The final insight came after I had exhausted my quota of self-pity. As I moved my gaze towards you guys, I noticed that you were all quite happy. Not happy at my misery of course.. but happier (as in hurting less) compared to the shod running days. He also seemed to require less sleep. The afternoon naps, once a mandatory fixture after his long runs, were becoming fewer and further in between. He ran a marathon with nothing but us gently tapping the trail. He followed it up with his first ever 75k (with the first 50k in 4mm sandals) — none of you guys were remotely in distress, neither was I. Heck – we were good for another 25k! Maybe the Tarahumara, Mark Cucuzella, Barefoot Ted, Salazar, McDougall et al were right after all. I’m now convinced that this barefoot switch is a gift that keeps on giving.

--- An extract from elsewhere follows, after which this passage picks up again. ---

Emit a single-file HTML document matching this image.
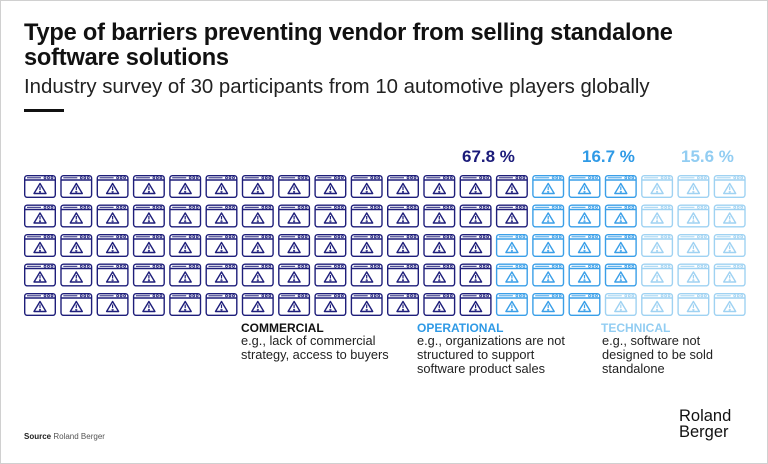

You know what’s most satisfying? That we are no longer just sitting around in our cushioned seats while you guys chuff it out. We TOO are sweating and bloodying ourselves on the road to running nirvana!”
Unknown: “S’s singularly marvelous monologue reminds me of Goldratt’s fine book The Goal.. in which the lead character Alex Rogo…”
Kidney: “Shhh….. I think he’s going to wake up soon. I’m about to burst!”
The voices go silent. And I wake up.